I don't think the middle bit is well-defined. Partial derivatives operate on a functional form, not on a value. In this problem $f$ is given as a function of the $h_i$, so the partial derivatives $\frac{\partial f(h_{1},...,h_{n})}{\partial h_i}$ are well-defined. But if you want to take partial derivatives of $f$ with respect to an $x_k$ you need to change the functional form of $f$ and it will become a new function $g$. The most natural interpretation is to replace each $h_i$ by its expression in terms of the $x_j$s.

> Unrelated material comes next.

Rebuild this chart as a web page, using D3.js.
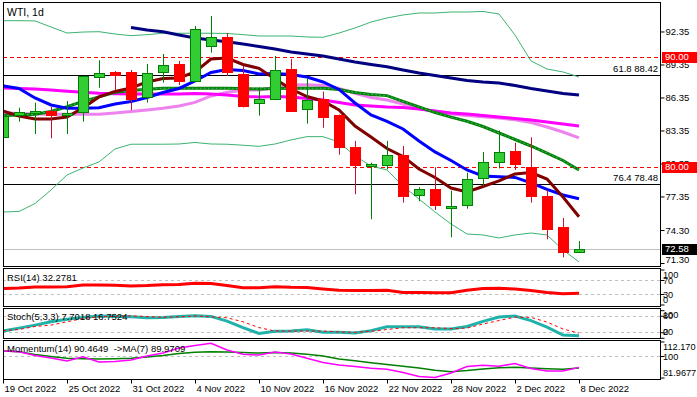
<!DOCTYPE html>
<html>
<head>
<meta charset="utf-8">
<script src="https://cdn.jsdelivr.net/npm/d3@7"></script>
<style>
  body { margin: 0; background: #fff; }
  svg { display: block; font-family: "Liberation Sans", Arial, sans-serif; }
</style>
</head>
<body>
<div id="chart"></div>
<script>
// bars, 19 Oct - 8 Dec 2022
var dates = ["19 Oct 2022","20 Oct 2022","21 Oct 2022","24 Oct 2022","25 Oct 2022","26 Oct 2022","27 Oct 2022","28 Oct 2022",
  "31 Oct 2022","1 Nov 2022","2 Nov 2022","3 Nov 2022","4 Nov 2022","7 Nov 2022","8 Nov 2022","9 Nov 2022",
  "10 Nov 2022","11 Nov 2022","14 Nov 2022","15 Nov 2022","16 Nov 2022","17 Nov 2022","18 Nov 2022","21 Nov 2022",
  "22 Nov 2022","23 Nov 2022","24 Nov 2022","25 Nov 2022","28 Nov 2022","29 Nov 2022","30 Nov 2022","1 Dec 2022",
  "2 Dec 2022","5 Dec 2022","6 Dec 2022","7 Dec 2022","8 Dec 2022"];

var open  = [82.79,84.70,84.94,85.12,84.76,85.00,88.19,88.67,88.67,86.37,88.64,89.40,87.82,90.97,91.82,88.49,85.82,86.15,88.94,85.24,
  86.21,84.76,81.85,80.12,80.24,81.10,77.42,78.00,76.28,76.51,79.00,80.44,81.49,80.00,77.40,74.58,72.33];
var high  = [84.90,85.42,85.88,85.49,86.03,88.35,89.73,88.76,88.85,89.40,90.30,89.67,92.85,93.76,92.19,89.21,87.28,90.12,89.85,88.12,
  86.88,84.80,82.40,80.42,82.40,81.94,78.19,80.00,77.88,79.51,81.40,83.35,82.24,82.73,77.94,75.40,73.30];
var low   = [81.76,84.15,83.03,82.64,83.03,84.15,87.24,87.03,85.21,85.88,87.70,87.49,87.78,90.42,88.30,85.44,84.70,86.10,85.06,83.97,
  83.60,81.15,77.55,75.28,79.82,76.79,76.91,76.12,73.64,76.24,78.30,79.90,79.76,76.79,73.46,71.82,72.24];
var close = [84.70,85.00,85.12,84.79,84.94,88.30,88.55,88.37,86.19,88.55,89.28,87.88,92.55,91.82,88.60,85.60,86.21,88.82,85.15,86.10,
  84.60,81.82,80.24,80.28,81.12,77.33,78.00,76.51,76.49,78.91,80.46,81.38,80.28,77.37,74.42,72.33,72.58];

// overlays
var bbUpper = [93.33,93.33,93.31,92.76,92.21,92.30,92.33,92.12,91.97,92.06,92.19,92.19,92.19,92.19,92.17,92.06,91.94,91.94,91.94,91.85,
  91.82,92.21,92.67,93.21,93.58,93.85,94.03,94.03,94.12,94.12,94.17,93.94,92.03,89.67,88.94,88.67,88.21];
var bbLower = [75.94,75.99,76.71,77.94,79.30,79.94,80.49,81.67,82.10,82.10,82.10,82.12,82.26,82.12,82.10,82.01,81.91,82.12,82.49,82.79,
  82.79,82.30,81.03,80.12,79.76,78.30,77.12,75.94,74.85,73.94,73.85,73.58,73.85,74.03,73.85,72.49,71.40];
var ma20 = [84.71,84.76,84.82,85.08,85.51,85.99,86.40,86.82,86.99,87.10,87.19,87.19,87.19,87.19,87.19,87.16,87.12,87.17,87.19,87.19,
  87.19,87.08,86.80,86.62,86.52,85.99,85.49,84.98,84.56,84.19,83.71,83.12,82.53,81.94,81.30,80.62,79.76];
var maNavy = [null,null,null,null,null,null,null,null,92.71,92.49,92.33,92.03,91.76,91.58,91.42,91.21,90.99,90.76,90.49,90.30,
  90.12,89.85,89.58,89.35,89.15,88.85,88.58,88.35,88.12,87.90,87.76,87.67,87.44,87.17,86.94,86.71,86.58];
var maBlue = [87.40,87.17,86.31,85.67,85.37,85.37,85.42,85.76,85.99,86.35,86.80,87.17,87.85,88.62,88.90,88.80,88.49,88.53,88.44,88.21,
  87.76,87.08,85.85,84.76,84.17,83.49,82.40,81.40,80.62,79.76,79.21,79.15,79.08,78.58,77.99,77.49,77.15];
var maMaroon = [85.12,84.67,84.40,84.40,84.58,85.40,86.40,86.90,87.21,87.76,88.08,88.12,88.67,89.85,89.94,89.35,89.00,88.03,87.12,86.44,
  86.03,85.21,83.76,82.76,81.71,80.99,79.85,79.08,78.12,77.76,78.26,78.76,79.40,79.53,78.94,77.30,75.51];
var maMagenta = [87.21,87.17,87.12,87.03,86.91,86.82,86.74,86.70,86.67,86.67,86.67,86.67,86.71,86.67,86.58,86.44,86.40,86.44,86.40,86.26,
  86.12,85.90,85.67,85.58,85.49,85.44,85.30,85.12,84.94,84.85,84.71,84.58,84.44,84.30,84.12,83.94,83.76];
var maViolet = [84.97,84.90,84.85,84.83,84.82,84.82,84.82,84.94,85.08,85.21,85.37,85.58,85.90,86.49,86.82,87.00,87.03,87.26,87.49,87.51,
  87.44,87.17,86.74,86.35,86.12,85.76,85.35,85.08,84.85,84.70,84.60,84.49,84.33,84.08,83.67,83.21,82.67];

// indicators
var rsi = [46,47,50,50,51,56,56,55,53,54,56.5,57,61,60,54,48,48,51,49,48.5,44,40.5,40,40,40.5,34,34,33.5,33.5,40.5,45.5,46.5,44,40,34.5,31,32.28];
var stochMain = [24.5,35,46,58,67,74,79,77.5,76,73,74,77,80,77.5,60.5,37,16,23.5,24.5,29,20,20,17.5,26,40,40,40,32,32,41,59.5,75,79,62.5,39,10,7.70];
var stochSignal = [26,30,41,46,58,70,76,78,79.5,77,74.5,76,79,76,72.5,58,37,24.5,24.5,24.5,24.5,21,20,23.5,30,36.5,36.5,36.5,33.5,35,50,62.5,75,74,57,32,16.75];
var momentum = [104.2,103.6,100.4,98.3,95.8,99.4,95.0,95.4,96.6,100,102.5,106.7,108.8,110.7,105,101.4,100.8,103.4,101.7,98.1,
  94.6,92.5,91.2,89.7,88.9,86.2,82.8,82.0,85.7,91.2,92.3,91.4,93.7,89.5,87.4,87.4,90.46];
var momentumMA = [104.2,103.6,101.3,99.6,98.1,97.7,97.5,97.7,98.1,99.2,100.4,102.1,103.1,103.6,103.4,102.9,102.5,102.9,102.5,101.4,
  100,97.5,96,94.3,92.9,91.4,89.9,88.1,86.8,87.8,89.1,90.2,90.5,89.9,89.3,88.9,89.97];

// price scale labels and levels
var priceTicks = [92.35, 89.35, 86.35, 83.35, 80.35, 77.35, 74.30, 71.30];
var redLevels = [90.00, 80.00];
var fibValues = [88.42, 78.48];
var fibLabels = ["61.8 88.42", "76.4 78.48"];
var lastPrice = 72.58;
var rsiTicks = [100, 70, 30, 0];
var stochTicks = [100, 80, 20, 0];
var momTicks = [112.170, 100, 81.9677];
var momTickLabels = ["112.170", "100", "81.9677"];

(function () {
  "use strict";

  var w = 697, h = 397,
    left = 3, right = 660,
    svg, x,
    panels = {
      main:  { top: 2,   bottom: 266 },
      rsi:   { top: 268, bottom: 306 },
      stoch: { top: 308, bottom: 338 },
      mom:   { top: 340, bottom: 379 }
    },
    idx = d3.range(dates.length);

  function createSvg() {
    svg = d3.select("#chart").append("svg")
      .attr("width", w)
      .attr("height", h);
    x = d3.scaleLinear().domain([0, (right - left) / 16]).range([left, right]);
  }

  function clipFor(name, p) {
    svg.append("clipPath").attr("id", "clip-" + name)
      .append("rect")
      .attr("x", left + 1).attr("y", p.top + 1)
      .attr("width", right - left - 1).attr("height", p.bottom - p.top - 1);
    return svg.append("g").attr("clip-path", "url(#clip-" + name + ")");
  }

  function panelBorder(p) {
    svg.append("rect")
      .attr("x", left + 0.5).attr("y", p.top + 0.5)
      .attr("width", right - left).attr("height", p.bottom - p.top)
      .attr("fill", "none").attr("stroke", "#000");
  }

  function drawLine(g, y, values, color, width, dash) {
    var line = d3.line()
      .defined(function (d) { return d != null; })
      .x(function (d, i) { return x(i); })
      .y(function (d) { return y(d); });
    g.append("path")
      .datum(values)
      .attr("d", line)
      .attr("fill", "none")
      .attr("stroke", color)
      .attr("stroke-width", width)
      .attr("stroke-dasharray", dash || null);
  }

  function hLine(g, yPos, color, dash) {
    g.append("line")
      .attr("x1", left).attr("x2", right)
      .attr("y1", Math.round(yPos) + 0.5).attr("y2", Math.round(yPos) + 0.5)
      .attr("stroke", color)
      .attr("stroke-dasharray", dash || null);
  }

  // small = indicator panels, labels sit a bit more to the left
  function rightAxis(y, ticks, labels, p, small) {
    var ax = d3.axisRight(y)
      .tickValues(ticks)
      .tickSize(4)
      .tickFormat(function (d, i) { return labels ? labels[i] : d; });
    var g = svg.append("g")
      .attr("transform", "translate(" + (right + 0.5) + ",0)")
      .call(ax);
    g.select(".domain").remove();
    g.selectAll("line").attr("stroke", "#000");
    g.selectAll("text")
      .attr("x", small ? 2.5 : 5)
      .attr("dy", "0.35em")
      .attr("fill", "#000")
      .style("font-size", small ? "9.2px" : "9.5px")
      .attr("y", function (d) {
        // labels stay inside their panel like in the terminal
        var yy = y(d), lo = p.top + 6.5, hi = p.bottom - 6.5;
        return Math.max(lo, Math.min(hi, yy)) - yy;
      });
    return g;
  }

  function drawMain() {
    var p = panels.main;
    var y = d3.scaleLinear().domain([71.03, 95.03]).range([p.bottom, p.top]);
    var g = clipFor("main", p);

    // levels
    hLine(g, y(lastPrice), "#c0c0c0");
    redLevels.forEach(function (v) { hLine(g, y(v), "#ff0000", "4,3"); });
    fibValues.forEach(function (v) { hLine(g, y(v), "#000"); });

    // bollinger bands + moving averages
    drawLine(g, y, bbUpper, "#3cb371", 1);
    drawLine(g, y, bbLower, "#3cb371", 1);
    drawLine(g, y, maViolet, "#ee82ee", 3);
    drawLine(g, y, maMagenta, "#ff00ff", 3);
    drawLine(g, y, ma20, "#008000", 3);
    drawLine(g, y, ma20, "#3cb371", 1, "2,2");
    drawLine(g, y, maNavy, "#000080", 3);
    drawLine(g, y, maBlue, "#0000ff", 3);
    drawLine(g, y, maMaroon, "#800000", 3);

    // candles
    g.selectAll(".wick")
      .data(idx).enter().append("line")
      .attr("class", "wick")
      .attr("x1", function (i) { return Math.round(x(i)) + 0.5; })
      .attr("x2", function (i) { return Math.round(x(i)) + 0.5; })
      .attr("y1", function (i) { return y(high[i]); })
      .attr("y2", function (i) { return y(low[i]); })
      .attr("stroke", function (i) { return close[i] >= open[i] ? "#008000" : "#c8102e"; });

    g.selectAll(".body")
      .data(idx).enter().append("rect")
      .attr("class", "body")
      .attr("x", function (i) { return Math.round(x(i)) - 4.5; })
      .attr("width", 10)
      .attr("y", function (i) { return Math.round(y(Math.max(open[i], close[i]))) + 0.5; })
      .attr("height", function (i) { return Math.max(1, Math.round(Math.abs(y(open[i]) - y(close[i])))); })
      .attr("fill", function (i) { return close[i] >= open[i] ? "#32cd32" : "#ff0000"; })
      .attr("stroke", function (i) { return close[i] >= open[i] ? "#008000" : "#ff0000"; });

    // fib labels
    fibValues.forEach(function (v, i) {
      svg.append("text")
        .attr("x", right - 2).attr("y", y(v) - 3)
        .attr("text-anchor", "end")
        .style("font-size", "9.5px")
        .text(fibLabels[i]);
    });

    svg.append("text")
      .attr("x", 7).attr("y", 16)
      .style("font-size", "10.5px")
      .text("WTI, 1d");

    panelBorder(p);
    rightAxis(y, priceTicks, priceTicks.map(function (d) { return d.toFixed(2); }), p, false);

    // price boxes on the scale
    var boxes = redLevels.map(function (v) { return { v: v, bg: "#ff0000" }; })
      .concat([{ v: lastPrice, bg: "#000" }]);
    boxes.forEach(function (b) {
      var yy = Math.round(y(b.v));
      svg.append("rect")
        .attr("x", right + 2).attr("y", yy - 5)
        .attr("width", w - right - 2).attr("height", 11)
        .attr("fill", b.bg);
      svg.append("text")
        .attr("x", right + 5).attr("y", yy)
        .attr("dy", "0.35em")
        .attr("fill", "#fff")
        .style("font-size", "9.5px")
        .text(b.v.toFixed(2));
    });
  }

  function drawRsi() {
    var p = panels.rsi;
    var y = d3.scaleLinear().domain([0, 100]).range([304.5, 269.5]);
    var g = clipFor("rsi", p);
    hLine(g, y(70), "#c0c0c0", "3,3");
    hLine(g, y(30), "#c0c0c0", "3,3");
    drawLine(g, y, rsi, "#ff0000", 3);
    svg.append("text").attr("x", 7).attr("y", p.top + 13)
      .style("font-size", "9.5px").text("RSI(14) 32.2781");
    panelBorder(p);
    rightAxis(y, rsiTicks, null, p, true);
  }

  function drawStoch() {
    var p = panels.stoch;
    var y = d3.scaleLinear().domain([0, 100]).range([337.8, 310.2]);
    var g = clipFor("stoch", p);
    hLine(g, y(80), "#c0c0c0", "3,3");
    hLine(g, y(20), "#c0c0c0", "3,3");
    drawLine(g, y, stochMain, "#20b2aa", 3);
    drawLine(g, y, stochSignal, "#ff0000", 1, "3,3");
    svg.append("text").attr("x", 7).attr("y", p.top + 12)
      .style("font-size", "9.5px").text("Stoch(5,3,3) 7.7018 16.7524");
    panelBorder(p);
    rightAxis(y, stochTicks, null, p, true);
  }

  function drawMomentum() {
    var p = panels.mom;
    var y = d3.scaleLinear().domain([81.9677, 112.170]).range([377.5, 341.5]);
    var g = clipFor("mom", p);
    hLine(g, y(100), "#c0c0c0", "3,3");
    drawLine(g, y, momentumMA, "#008000", 1.5);
    drawLine(g, y, momentum, "#ff00ff", 1.5);
    svg.append("text").attr("x", 7).attr("y", p.top + 12)
      .style("font-size", "9.5px").style("white-space", "pre")
      .text("Momentum(14) 90.4649  ->MA(7) 89.9709");
    panelBorder(p);
    rightAxis(y, momTicks, momTickLabels, p, true);
  }

  function drawDates() {
    var tickIdx = idx.filter(function (i) { return i % 4 === 0; });
    var ax = d3.axisBottom(x)
      .tickValues(tickIdx)
      .tickSize(4)
      .tickFormat(function (i) { return dates[i]; });
    var g = svg.append("g")
      .attr("transform", "translate(0," + (panels.mom.bottom + 0.5) + ")")
      .call(ax);
    g.select(".domain").remove();
    g.selectAll("line").attr("stroke", "#000");
    g.selectAll("text")
      .attr("text-anchor", "start")
      .attr("x", 1)
      .attr("y", 9)
      .attr("dy", "0.35em")
      .attr("fill", "#000")
      .style("font-size", "9.5px");
  }

  function makeChart() {
    createSvg();
    drawMain();
    drawRsi();
    drawStoch();
    drawMomentum();
    drawDates();
  }

  makeChart();
})();
</script>
</body>
</html>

But when you've done that you no longer have any $h_i$s in the functional form, which is $\frac{\partial g(x_{1},...,x_{n})}{\partial x_k}$, so $\frac{\partial}{\partial h_i}$ will be zero.

In some cases you might be able to turn the $x_j$s back into $h_i$s, and then do the, $\frac{\partial}{\partial h_i}$, but to do that you'd need there to be a bijection between $x_1,...,x_n$ and $h_1,...,h_n$ and in general there won't be.

Even if there is a bijection, the sought equality may not hold or be meaningless.

eg consider the case $f=h_1h_2$ where $h_1=x_1+x_2, h_2=x_1-x_2$. Then the LHS of your equation is $\frac{\partial^2 f}{\partial x_1 \partial h_1}=1$. To calculate the middle bit, we first express $f$ in terms of the $x$s as $f(h_1,h_2)=g(x_1,x_2)=(x_1+x_2)(x_1-x_2)=x_1^2-x_2^2$. Then $\frac{\partial}{\partial x_1}$ is $2x_1$. How are we now going to take a partial derivative of this with respect to $h_1$? We could write $2x_1=2(h_1 -y)$, in which case the answer is 2, or we could write $2x_1=2(h_2+y)$ in which case the answer is zero. So there is not a unique answer.